■ Task goal:
Please transcribe the data that follows without the pictures, keeping every word the same.

[START OF Dataset content]

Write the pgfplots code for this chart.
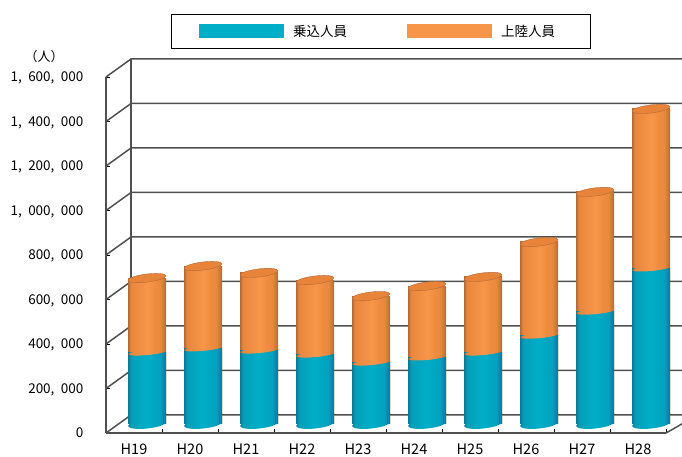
\documentclass[border=0pt]{standalone}
\usepackage{fontspec}
\setmainfont{Noto Sans CJK JP}
\usepackage{pgfplots}
\usepackage{pgfplotstable}
\pgfplotsset{compat=1.18}

\definecolor{teal1}{RGB}{0,174,200}
\definecolor{teal2}{RGB}{4,158,186}
\definecolor{teal3}{RGB}{10,120,145}
\definecolor{org1}{RGB}{247,150,72}
\definecolor{org2}{RGB}{232,135,62}
\definecolor{org3}{RGB}{180,105,55}
\definecolor{orgtop}{RGB}{232,132,58}
\definecolor{wall}{RGB}{80,80,80}

\pgfdeclarehorizontalshading{tealcyl}{100bp}{color(0bp)=(teal3); color(25bp)=(teal3); color(29bp)=(teal2); color(50bp)=(teal1); color(68bp)=(teal2); color(75bp)=(teal3); color(100bp)=(teal3)}
\pgfdeclarehorizontalshading{orgcyl}{100bp}{color(0bp)=(org3); color(25bp)=(org3); color(29bp)=(org2); color(50bp)=(org1); color(68bp)=(org2); color(75bp)=(org3); color(100bp)=(org3)}

\pgfplotstableread{
x teal orange
0.5 321000 335000
1.5 340000 370000
2.5 330000 349000
3.5 312000 335000
4.5 276000 299000
5.5 299000 321000
6.5 321000 340000
7.5 397000 421000
8.5 505000 538000
9.5 699000 717000
}\cruise

% tilted ellipses, rising to the right
\pgfdeclareplotmark{capteal}{\pgfpathellipse{\pgfpointorigin}{\pgfpoint{18.9pt}{2pt}}{\pgfpoint{-0.5pt}{4.5pt}}\pgfshadepath{tealcyl}{0}\pgfusepath{discard}}
\pgfdeclareplotmark{caporg}{\pgfpathellipse{\pgfpointorigin}{\pgfpoint{18.9pt}{1.7pt}}{\pgfpoint{-0.2pt}{2.5pt}}\pgfshadepath{orgcyl}{0}\pgfusepath{discard}}
\pgfdeclareplotmark{captop}{\pgfpathellipse{\pgfpointorigin}{\pgfpoint{18.9pt}{2.3pt}}{\pgfpoint{-0.5pt}{4pt}}\pgfsetfillcolor{orgtop}\pgfsetstrokecolor{org3}\pgfsetlinewidth{0.4pt}\pgfusepathqfillstroke}

\begin{document}
\begin{tikzpicture}[x=1pt,y=1pt]
\useasboundingbox (0,0) rectangle (682,457);
\clip (0,0) rectangle (682,457);

\begin{axis}[
  at={(106pt,24pt)}, anchor=origin,
  scale only axis, width=560pt, height=356pt,
  xmin=0, xmax=10, ymin=0, ymax=1600000,
  clip=false,
  axis lines=left, axis line style={-, wall, line width=1.5pt},
  tick style={black, line width=0.8pt}, major tick length=4pt,
  tick align=inside,
  xtick={0,...,10}, x tick label as interval,
  xticklabels={H19,H20,H21,H22,H23,H24,H25,H26,H27,H28},
  ytick={0,200000,...,1600000}, scaled y ticks=false,
  yticklabels={0,{200,\kern6.5pt000},{400,\kern6.5pt000},{600,\kern6.5pt000},{800,\kern6.5pt000},
    {1,\kern6.5pt000,\kern6.5pt000},{1,\kern6.5pt200,\kern6.5pt000},{1,\kern6.5pt400,\kern6.5pt000},{1,\kern6.5pt600,\kern6.5pt000}},
  y tick label style={font=\fontsize{13.5}{15}\selectfont, anchor=base east, xshift=-19pt, yshift=-5pt},
  x tick label style={font=\fontsize{14.5}{16}\selectfont, yshift=-7pt},
]
\addplot[wall, line width=1.5pt] coordinates {(0.4464,80899) (0.4464,1680899)};
\addplot[wall, line width=1.5pt] coordinates {(10,0) (10.3,43000)};
\addplot[wall, line width=1.5pt] coordinates {(0,0) (0.4464,80899) (10.3,80899)};
\addplot[wall, line width=1.5pt] coordinates {(0,200000) (0.4464,280899) (10.3,280899)};
\addplot[wall, line width=1.5pt] coordinates {(0,400000) (0.4464,480899) (10.3,480899)};
\addplot[wall, line width=1.5pt] coordinates {(0,600000) (0.4464,680899) (10.3,680899)};
\addplot[wall, line width=1.5pt] coordinates {(0,800000) (0.4464,880899) (10.3,880899)};
\addplot[wall, line width=1.5pt] coordinates {(0,1000000) (0.4464,1080899) (10.3,1080899)};
\addplot[wall, line width=1.5pt] coordinates {(0,1200000) (0.4464,1280899) (10.3,1280899)};
\addplot[wall, line width=1.5pt] coordinates {(0,1400000) (0.4464,1480899) (10.3,1480899)};
\addplot[wall, line width=1.5pt] coordinates {(0,1600000) (0.4464,1680899) (10.3,1680899)};
\node[font=\fontsize{13}{15}\selectfont] at (axis cs:-1.107,1690000) {（人）};
\end{axis}

\begin{axis}[
  at={(119pt,33pt)}, anchor=origin,
  scale only axis, width=560pt, height=356pt,
  xmin=0, xmax=10, ymin=0, ymax=1600000,
  clip=false, hide axis,
  legend style={at={(52pt,410pt)}, anchor=north west, draw=black, line width=0.8pt,
    legend columns=2, font=\fontsize{13.5}{15}\selectfont,
    inner xsep=28pt, inner ysep=8.5pt,
    /tikz/every even column/.style={column sep=58pt}},
  legend cell align=left,
]
\addlegendimage{legend image code/.code={\fill[teal1] (0pt,-6.5pt) rectangle (84pt,6.5pt); \path (91pt,0pt);}}
\addlegendentry{乗込人員}
\addlegendimage{legend image code/.code={\fill[org1] (0pt,-6.5pt) rectangle (84pt,6.5pt); \path (91pt,0pt);}}
\addlegendentry{上陸人員\hspace*{5pt}}
\pgfplotsinvokeforeach{0.5,1.5,...,9.5}{
  \addplot[forget plot, only marks, mark=capteal, x filter/.expression={abs(x-#1)<0.1 ? x : nan}]
    table[x=x, y expr=0] {\cruise};
  \addplot[forget plot, ybar, bar shift=0pt, bar width=38pt, draw=none, shading=orgcyl,
    x filter/.expression={abs(x-#1)<0.1 ? x : nan}]
    table[x=x, y expr=\thisrow{teal}+\thisrow{orange}] {\cruise};
  \addplot[forget plot, ybar, bar shift=0pt, bar width=38pt, draw=none, shading=tealcyl,
    x filter/.expression={abs(x-#1)<0.1 ? x : nan}]
    table[x=x, y=teal] {\cruise};
  \addplot[forget plot, only marks, mark=caporg, x filter/.expression={abs(x-#1)<0.1 ? x : nan}]
    table[x=x, y=teal] {\cruise};
  \addplot[forget plot, only marks, mark=captop, x filter/.expression={abs(x-#1)<0.1 ? x : nan}]
    table[x=x, y expr=\thisrow{teal}+\thisrow{orange}] {\cruise};
}
\end{axis}
\end{tikzpicture}
\end{document}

[END OF Dataset content]

■ Result of the exercise:
Write the pgfplots code for this chart.
\documentclass[border=0pt]{standalone}
\usepackage{fontspec}
\setmainfont{Noto Sans CJK JP}
\usepackage{pgfplots}
\usepackage{pgfplotstable}
\pgfplotsset{compat=1.18}

\definecolor{teal1}{RGB}{0,174,200}
\definecolor{teal2}{RGB}{4,158,186}
\definecolor{teal3}{RGB}{10,120,145}
\definecolor{org1}{RGB}{247,150,72}
\definecolor{org2}{RGB}{232,135,62}
\definecolor{org3}{RGB}{180,105,55}
\definecolor{orgtop}{RGB}{232,132,58}
\definecolor{wall}{RGB}{80,80,80}

\pgfdeclarehorizontalshading{tealcyl}{100bp}{color(0bp)=(teal3); color(25bp)=(teal3); color(29bp)=(teal2); color(50bp)=(teal1); color(68bp)=(teal2); color(75bp)=(teal3); color(100bp)=(teal3)}
\pgfdeclarehorizontalshading{orgcyl}{100bp}{color(0bp)=(org3); color(25bp)=(org3); color(29bp)=(org2); color(50bp)=(org1); color(68bp)=(org2); color(75bp)=(org3); color(100bp)=(org3)}

\pgfplotstableread{
x teal orange
0.5 321000 335000
1.5 340000 370000
2.5 330000 349000
3.5 312000 335000
4.5 276000 299000
5.5 299000 321000
6.5 321000 340000
7.5 397000 421000
8.5 505000 538000
9.5 699000 717000
}\cruise

% tilted ellipses, rising to the right
\pgfdeclareplotmark{capteal}{\pgfpathellipse{\pgfpointorigin}{\pgfpoint{18.9pt}{2pt}}{\pgfpoint{-0.5pt}{4.5pt}}\pgfshadepath{tealcyl}{0}\pgfusepath{discard}}
\pgfdeclareplotmark{caporg}{\pgfpathellipse{\pgfpointorigin}{\pgfpoint{18.9pt}{1.7pt}}{\pgfpoint{-0.2pt}{2.5pt}}\pgfshadepath{orgcyl}{0}\pgfusepath{discard}}
\pgfdeclareplotmark{captop}{\pgfpathellipse{\pgfpointorigin}{\pgfpoint{18.9pt}{2.3pt}}{\pgfpoint{-0.5pt}{4pt}}\pgfsetfillcolor{orgtop}\pgfsetstrokecolor{org3}\pgfsetlinewidth{0.4pt}\pgfusepathqfillstroke}

\begin{document}
\begin{tikzpicture}[x=1pt,y=1pt]
\useasboundingbox (0,0) rectangle (682,457);
\clip (0,0) rectangle (682,457);

\begin{axis}[
  at={(106pt,24pt)}, anchor=origin,
  scale only axis, width=560pt, height=356pt,
  xmin=0, xmax=10, ymin=0, ymax=1600000,
  clip=false,
  axis lines=left, axis line style={-, wall, line width=1.5pt},
  tick style={black, line width=0.8pt}, major tick length=4pt,
  tick align=inside,
  xtick={0,...,10}, x tick label as interval,
  xticklabels={H19,H20,H21,H22,H23,H24,H25,H26,H27,H28},
  ytick={0,200000,...,1600000}, scaled y ticks=false,
  yticklabels={0,{200,\kern6.5pt000},{400,\kern6.5pt000},{600,\kern6.5pt000},{800,\kern6.5pt000},
    {1,\kern6.5pt000,\kern6.5pt000},{1,\kern6.5pt200,\kern6.5pt000},{1,\kern6.5pt400,\kern6.5pt000},{1,\kern6.5pt600,\kern6.5pt000}},
  y tick label style={font=\fontsize{13.5}{15}\selectfont, anchor=base east, xshift=-19pt, yshift=-5pt},
  x tick label style={font=\fontsize{14.5}{16}\selectfont, yshift=-7pt},
]
\addplot[wall, line width=1.5pt] coordinates {(0.4464,80899) (0.4464,1680899)};
\addplot[wall, line width=1.5pt] coordinates {(10,0) (10.3,43000)};
\addplot[wall, line width=1.5pt] coordinates {(0,0) (0.4464,80899) (10.3,80899)};
\addplot[wall, line width=1.5pt] coordinates {(0,200000) (0.4464,280899) (10.3,280899)};
\addplot[wall, line width=1.5pt] coordinates {(0,400000) (0.4464,480899) (10.3,480899)};
\addplot[wall, line width=1.5pt] coordinates {(0,600000) (0.4464,680899) (10.3,680899)};
\addplot[wall, line width=1.5pt] coordinates {(0,800000) (0.4464,880899) (10.3,880899)};
\addplot[wall, line width=1.5pt] coordinates {(0,1000000) (0.4464,1080899) (10.3,1080899)};
\addplot[wall, line width=1.5pt] coordinates {(0,1200000) (0.4464,1280899) (10.3,1280899)};
\addplot[wall, line width=1.5pt] coordinates {(0,1400000) (0.4464,1480899) (10.3,1480899)};
\addplot[wall, line width=1.5pt] coordinates {(0,1600000) (0.4464,1680899) (10.3,1680899)};
\node[font=\fontsize{13}{15}\selectfont] at (axis cs:-1.107,1690000) {（人）};
\end{axis}

\begin{axis}[
  at={(119pt,33pt)}, anchor=origin,
  scale only axis, width=560pt, height=356pt,
  xmin=0, xmax=10, ymin=0, ymax=1600000,
  clip=false, hide axis,
  legend style={at={(52pt,410pt)}, anchor=north west, draw=black, line width=0.8pt,
    legend columns=2, font=\fontsize{13.5}{15}\selectfont,
    inner xsep=28pt, inner ysep=8.5pt,
    /tikz/every even column/.style={column sep=58pt}},
  legend cell align=left,
]
\addlegendimage{legend image code/.code={\fill[teal1] (0pt,-6.5pt) rectangle (84pt,6.5pt); \path (91pt,0pt);}}
\addlegendentry{乗込人員}
\addlegendimage{legend image code/.code={\fill[org1] (0pt,-6.5pt) rectangle (84pt,6.5pt); \path (91pt,0pt);}}
\addlegendentry{上陸人員\hspace*{5pt}}
\pgfplotsinvokeforeach{0.5,1.5,...,9.5}{
  \addplot[forget plot, only marks, mark=capteal, x filter/.expression={abs(x-#1)<0.1 ? x : nan}]
    table[x=x, y expr=0] {\cruise};
  \addplot[forget plot, ybar, bar shift=0pt, bar width=38pt, draw=none, shading=orgcyl,
    x filter/.expression={abs(x-#1)<0.1 ? x : nan}]
    table[x=x, y expr=\thisrow{teal}+\thisrow{orange}] {\cruise};
  \addplot[forget plot, ybar, bar shift=0pt, bar width=38pt, draw=none, shading=tealcyl,
    x filter/.expression={abs(x-#1)<0.1 ? x : nan}]
    table[x=x, y=teal] {\cruise};
  \addplot[forget plot, only marks, mark=caporg, x filter/.expression={abs(x-#1)<0.1 ? x : nan}]
    table[x=x, y=teal] {\cruise};
  \addplot[forget plot, only marks, mark=captop, x filter/.expression={abs(x-#1)<0.1 ? x : nan}]
    table[x=x, y expr=\thisrow{teal}+\thisrow{orange}] {\cruise};
}
\end{axis}
\end{tikzpicture}
\end{document}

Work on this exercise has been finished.